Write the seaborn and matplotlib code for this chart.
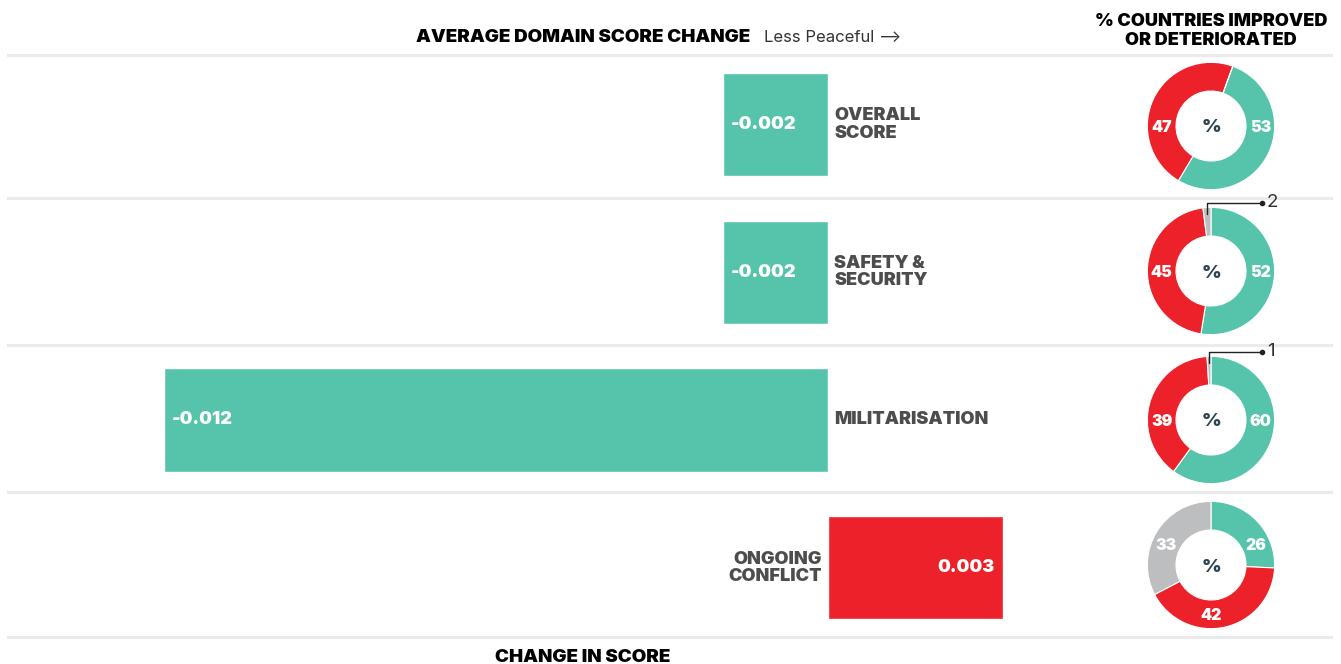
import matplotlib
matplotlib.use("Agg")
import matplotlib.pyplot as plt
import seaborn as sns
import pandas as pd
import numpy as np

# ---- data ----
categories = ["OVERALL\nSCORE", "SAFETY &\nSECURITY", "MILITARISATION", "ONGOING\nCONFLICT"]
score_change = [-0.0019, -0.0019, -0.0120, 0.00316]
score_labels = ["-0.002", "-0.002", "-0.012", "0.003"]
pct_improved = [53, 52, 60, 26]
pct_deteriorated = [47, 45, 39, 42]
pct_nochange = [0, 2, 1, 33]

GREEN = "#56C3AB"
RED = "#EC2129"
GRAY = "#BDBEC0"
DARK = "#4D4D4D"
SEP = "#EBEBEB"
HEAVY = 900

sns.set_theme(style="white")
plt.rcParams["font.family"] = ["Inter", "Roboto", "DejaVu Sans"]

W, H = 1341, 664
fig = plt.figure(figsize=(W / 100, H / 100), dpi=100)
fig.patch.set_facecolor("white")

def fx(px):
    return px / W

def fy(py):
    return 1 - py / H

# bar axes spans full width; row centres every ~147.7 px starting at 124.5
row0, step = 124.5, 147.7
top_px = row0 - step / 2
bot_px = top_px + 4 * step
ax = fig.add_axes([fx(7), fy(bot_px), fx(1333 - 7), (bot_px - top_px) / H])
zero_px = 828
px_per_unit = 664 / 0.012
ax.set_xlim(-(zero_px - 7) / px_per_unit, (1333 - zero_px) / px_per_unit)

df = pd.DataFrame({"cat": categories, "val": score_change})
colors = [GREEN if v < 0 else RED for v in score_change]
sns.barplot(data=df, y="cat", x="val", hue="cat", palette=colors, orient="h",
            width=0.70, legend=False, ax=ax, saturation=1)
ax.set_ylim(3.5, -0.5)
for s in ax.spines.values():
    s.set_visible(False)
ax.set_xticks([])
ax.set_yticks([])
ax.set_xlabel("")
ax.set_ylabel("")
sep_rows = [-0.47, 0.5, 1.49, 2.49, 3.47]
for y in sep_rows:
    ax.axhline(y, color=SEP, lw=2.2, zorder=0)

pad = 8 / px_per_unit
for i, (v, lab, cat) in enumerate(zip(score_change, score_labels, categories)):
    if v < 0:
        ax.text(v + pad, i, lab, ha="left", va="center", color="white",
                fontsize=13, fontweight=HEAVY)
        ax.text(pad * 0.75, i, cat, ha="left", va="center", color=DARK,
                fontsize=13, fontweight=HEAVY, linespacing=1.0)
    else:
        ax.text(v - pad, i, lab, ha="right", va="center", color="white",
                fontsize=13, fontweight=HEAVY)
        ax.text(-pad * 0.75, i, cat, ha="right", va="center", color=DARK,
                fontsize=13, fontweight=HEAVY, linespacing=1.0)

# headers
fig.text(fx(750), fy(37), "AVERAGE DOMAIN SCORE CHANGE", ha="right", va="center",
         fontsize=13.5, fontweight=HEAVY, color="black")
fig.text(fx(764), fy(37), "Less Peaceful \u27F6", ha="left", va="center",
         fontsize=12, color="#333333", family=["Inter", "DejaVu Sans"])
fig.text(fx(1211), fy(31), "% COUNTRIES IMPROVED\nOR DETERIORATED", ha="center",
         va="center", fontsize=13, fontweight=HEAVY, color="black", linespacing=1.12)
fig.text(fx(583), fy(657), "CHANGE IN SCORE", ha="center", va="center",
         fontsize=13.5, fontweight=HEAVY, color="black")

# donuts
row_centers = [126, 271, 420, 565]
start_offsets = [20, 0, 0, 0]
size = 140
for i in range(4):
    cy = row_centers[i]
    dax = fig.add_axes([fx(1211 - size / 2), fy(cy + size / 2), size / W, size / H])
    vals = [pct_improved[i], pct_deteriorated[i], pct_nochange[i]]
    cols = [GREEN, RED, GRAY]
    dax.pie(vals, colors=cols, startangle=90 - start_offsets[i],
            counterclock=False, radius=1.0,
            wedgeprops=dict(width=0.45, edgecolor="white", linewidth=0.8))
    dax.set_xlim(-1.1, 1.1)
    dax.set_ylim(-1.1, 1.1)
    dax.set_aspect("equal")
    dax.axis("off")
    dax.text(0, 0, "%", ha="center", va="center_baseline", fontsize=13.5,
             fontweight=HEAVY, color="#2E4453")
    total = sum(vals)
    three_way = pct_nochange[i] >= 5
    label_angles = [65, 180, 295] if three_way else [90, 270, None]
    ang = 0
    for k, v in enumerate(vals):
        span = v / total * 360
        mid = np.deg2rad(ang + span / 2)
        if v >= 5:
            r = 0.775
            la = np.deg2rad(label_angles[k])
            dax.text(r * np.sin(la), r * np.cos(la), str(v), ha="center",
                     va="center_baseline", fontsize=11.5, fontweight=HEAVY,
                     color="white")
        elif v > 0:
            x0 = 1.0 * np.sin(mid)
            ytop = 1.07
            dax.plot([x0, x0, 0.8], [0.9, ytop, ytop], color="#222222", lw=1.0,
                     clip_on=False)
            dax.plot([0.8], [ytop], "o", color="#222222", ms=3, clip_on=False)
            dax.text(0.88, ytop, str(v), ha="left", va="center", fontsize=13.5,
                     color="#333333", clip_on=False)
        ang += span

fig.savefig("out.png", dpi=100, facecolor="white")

=-=-=-=-=

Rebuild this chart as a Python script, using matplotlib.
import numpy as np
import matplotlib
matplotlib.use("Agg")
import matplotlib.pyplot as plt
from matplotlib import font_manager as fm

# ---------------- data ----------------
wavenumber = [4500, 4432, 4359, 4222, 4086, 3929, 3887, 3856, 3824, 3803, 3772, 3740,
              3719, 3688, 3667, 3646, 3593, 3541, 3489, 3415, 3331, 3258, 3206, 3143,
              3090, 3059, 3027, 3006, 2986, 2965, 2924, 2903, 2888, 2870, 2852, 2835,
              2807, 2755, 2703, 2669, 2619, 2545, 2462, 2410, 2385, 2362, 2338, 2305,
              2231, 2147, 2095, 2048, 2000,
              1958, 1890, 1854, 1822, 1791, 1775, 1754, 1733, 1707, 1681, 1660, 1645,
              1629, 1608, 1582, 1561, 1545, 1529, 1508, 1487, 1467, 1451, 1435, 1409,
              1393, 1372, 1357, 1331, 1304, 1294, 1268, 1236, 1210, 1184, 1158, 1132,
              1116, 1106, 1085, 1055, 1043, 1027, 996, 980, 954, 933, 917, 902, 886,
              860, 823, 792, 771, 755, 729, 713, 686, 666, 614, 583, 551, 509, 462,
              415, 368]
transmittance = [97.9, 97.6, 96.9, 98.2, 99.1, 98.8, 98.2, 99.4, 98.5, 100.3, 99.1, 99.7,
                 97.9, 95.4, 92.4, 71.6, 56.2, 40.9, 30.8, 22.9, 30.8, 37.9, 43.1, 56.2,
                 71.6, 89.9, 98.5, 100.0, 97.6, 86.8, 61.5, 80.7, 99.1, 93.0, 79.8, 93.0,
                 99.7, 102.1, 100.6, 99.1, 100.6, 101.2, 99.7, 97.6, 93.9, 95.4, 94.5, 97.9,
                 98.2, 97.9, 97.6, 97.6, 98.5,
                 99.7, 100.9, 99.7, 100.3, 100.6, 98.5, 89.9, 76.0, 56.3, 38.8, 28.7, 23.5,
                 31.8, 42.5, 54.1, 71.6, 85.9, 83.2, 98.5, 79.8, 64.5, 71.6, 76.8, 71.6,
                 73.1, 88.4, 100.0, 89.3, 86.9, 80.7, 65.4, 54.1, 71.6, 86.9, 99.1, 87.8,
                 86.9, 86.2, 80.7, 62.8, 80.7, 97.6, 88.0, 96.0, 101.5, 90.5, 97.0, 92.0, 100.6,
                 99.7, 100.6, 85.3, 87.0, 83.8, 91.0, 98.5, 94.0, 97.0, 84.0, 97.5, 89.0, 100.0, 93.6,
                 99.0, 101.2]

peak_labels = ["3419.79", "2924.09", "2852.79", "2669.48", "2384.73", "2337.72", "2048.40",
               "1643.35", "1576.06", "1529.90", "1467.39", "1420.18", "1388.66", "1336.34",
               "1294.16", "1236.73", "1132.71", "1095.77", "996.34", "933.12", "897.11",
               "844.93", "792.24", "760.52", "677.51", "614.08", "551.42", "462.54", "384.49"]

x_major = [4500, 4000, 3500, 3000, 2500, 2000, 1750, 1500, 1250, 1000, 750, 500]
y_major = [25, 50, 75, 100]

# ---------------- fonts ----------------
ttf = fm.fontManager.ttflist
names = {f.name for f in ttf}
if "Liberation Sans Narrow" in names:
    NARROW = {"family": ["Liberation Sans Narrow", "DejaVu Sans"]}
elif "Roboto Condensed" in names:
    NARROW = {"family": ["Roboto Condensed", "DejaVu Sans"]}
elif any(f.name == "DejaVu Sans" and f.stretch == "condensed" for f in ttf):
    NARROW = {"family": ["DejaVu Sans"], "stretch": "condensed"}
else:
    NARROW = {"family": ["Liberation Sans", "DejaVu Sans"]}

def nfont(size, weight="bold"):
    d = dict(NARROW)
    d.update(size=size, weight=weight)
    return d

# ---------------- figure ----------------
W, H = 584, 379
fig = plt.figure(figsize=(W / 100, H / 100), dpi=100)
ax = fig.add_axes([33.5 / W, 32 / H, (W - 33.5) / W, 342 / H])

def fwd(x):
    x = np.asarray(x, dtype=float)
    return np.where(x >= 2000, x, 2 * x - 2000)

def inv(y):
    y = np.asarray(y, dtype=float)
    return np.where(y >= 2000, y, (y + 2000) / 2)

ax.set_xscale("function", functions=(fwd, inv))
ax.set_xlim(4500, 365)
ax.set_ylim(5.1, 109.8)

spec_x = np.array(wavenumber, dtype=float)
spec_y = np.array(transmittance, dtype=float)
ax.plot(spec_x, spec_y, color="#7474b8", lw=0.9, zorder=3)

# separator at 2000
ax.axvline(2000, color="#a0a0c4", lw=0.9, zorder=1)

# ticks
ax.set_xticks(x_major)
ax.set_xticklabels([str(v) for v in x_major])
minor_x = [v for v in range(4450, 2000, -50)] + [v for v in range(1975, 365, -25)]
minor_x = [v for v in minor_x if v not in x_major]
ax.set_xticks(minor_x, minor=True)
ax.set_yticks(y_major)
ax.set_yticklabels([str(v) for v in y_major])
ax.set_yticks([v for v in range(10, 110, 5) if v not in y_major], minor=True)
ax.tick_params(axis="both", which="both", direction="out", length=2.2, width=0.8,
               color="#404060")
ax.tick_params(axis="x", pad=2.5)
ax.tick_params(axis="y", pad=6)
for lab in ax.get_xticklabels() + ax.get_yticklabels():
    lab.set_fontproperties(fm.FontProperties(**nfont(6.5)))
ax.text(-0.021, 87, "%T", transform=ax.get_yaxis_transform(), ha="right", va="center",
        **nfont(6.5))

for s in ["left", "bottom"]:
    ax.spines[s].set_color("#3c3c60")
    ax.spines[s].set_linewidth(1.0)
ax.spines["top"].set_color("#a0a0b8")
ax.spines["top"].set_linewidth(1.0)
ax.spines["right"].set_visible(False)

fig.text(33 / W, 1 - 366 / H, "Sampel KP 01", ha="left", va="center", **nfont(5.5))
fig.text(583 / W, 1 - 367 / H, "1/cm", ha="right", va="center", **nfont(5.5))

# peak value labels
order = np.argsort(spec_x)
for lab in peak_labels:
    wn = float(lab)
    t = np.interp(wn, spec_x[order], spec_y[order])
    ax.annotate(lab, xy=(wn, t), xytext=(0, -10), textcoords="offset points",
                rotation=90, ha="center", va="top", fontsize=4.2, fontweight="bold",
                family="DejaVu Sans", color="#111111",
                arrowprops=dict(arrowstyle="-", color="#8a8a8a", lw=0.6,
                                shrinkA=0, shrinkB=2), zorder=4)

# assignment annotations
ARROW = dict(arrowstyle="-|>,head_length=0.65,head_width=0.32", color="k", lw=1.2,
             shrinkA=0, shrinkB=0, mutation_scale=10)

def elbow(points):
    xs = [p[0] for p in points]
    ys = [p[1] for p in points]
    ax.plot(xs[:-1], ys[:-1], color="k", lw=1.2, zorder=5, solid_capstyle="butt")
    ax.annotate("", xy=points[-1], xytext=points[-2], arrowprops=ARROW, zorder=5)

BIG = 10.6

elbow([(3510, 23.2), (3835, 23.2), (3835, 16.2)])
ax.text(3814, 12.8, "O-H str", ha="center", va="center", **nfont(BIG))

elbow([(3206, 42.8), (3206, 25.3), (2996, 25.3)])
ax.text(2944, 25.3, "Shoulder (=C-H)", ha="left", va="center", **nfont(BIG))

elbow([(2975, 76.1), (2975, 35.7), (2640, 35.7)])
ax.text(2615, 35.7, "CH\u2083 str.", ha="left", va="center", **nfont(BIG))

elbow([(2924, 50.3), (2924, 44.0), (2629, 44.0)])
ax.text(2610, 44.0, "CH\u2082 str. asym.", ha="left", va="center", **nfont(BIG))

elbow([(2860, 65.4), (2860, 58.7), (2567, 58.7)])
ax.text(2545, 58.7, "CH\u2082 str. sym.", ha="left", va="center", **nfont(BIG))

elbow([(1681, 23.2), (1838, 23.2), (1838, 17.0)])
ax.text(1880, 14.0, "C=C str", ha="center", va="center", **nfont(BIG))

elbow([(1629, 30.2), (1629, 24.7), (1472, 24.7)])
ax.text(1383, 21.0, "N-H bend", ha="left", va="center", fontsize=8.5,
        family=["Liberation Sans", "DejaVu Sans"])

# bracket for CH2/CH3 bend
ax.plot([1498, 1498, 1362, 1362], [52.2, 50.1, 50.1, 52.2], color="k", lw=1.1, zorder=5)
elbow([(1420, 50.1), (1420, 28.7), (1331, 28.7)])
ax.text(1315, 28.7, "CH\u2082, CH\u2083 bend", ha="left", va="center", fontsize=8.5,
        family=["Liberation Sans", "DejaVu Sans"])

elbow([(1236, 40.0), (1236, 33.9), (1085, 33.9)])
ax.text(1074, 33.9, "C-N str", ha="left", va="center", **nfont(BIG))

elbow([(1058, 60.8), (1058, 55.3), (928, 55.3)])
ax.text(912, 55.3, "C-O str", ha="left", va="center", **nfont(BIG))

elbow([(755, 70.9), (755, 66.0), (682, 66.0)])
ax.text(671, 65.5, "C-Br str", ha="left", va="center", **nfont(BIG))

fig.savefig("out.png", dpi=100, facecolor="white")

=-=-=-=-=

→ Task instructions: In the listing above, find the line with "Write the seaborn" and the line with "pct_nochange = [0, 2, 1, 33]". Copy exactly those lines and all between them, minus the images.

→ Result of the exercise:
Write the seaborn and matplotlib code for this chart.
import matplotlib
matplotlib.use("Agg")
import matplotlib.pyplot as plt
import seaborn as sns
import pandas as pd
import numpy as np

# ---- data ----
categories = ["OVERALL\nSCORE", "SAFETY &\nSECURITY", "MILITARISATION", "ONGOING\nCONFLICT"]
score_change = [-0.0019, -0.0019, -0.0120, 0.00316]
score_labels = ["-0.002", "-0.002", "-0.012", "0.003"]
pct_improved = [53, 52, 60, 26]
pct_deteriorated = [47, 45, 39, 42]
pct_nochange = [0, 2, 1, 33]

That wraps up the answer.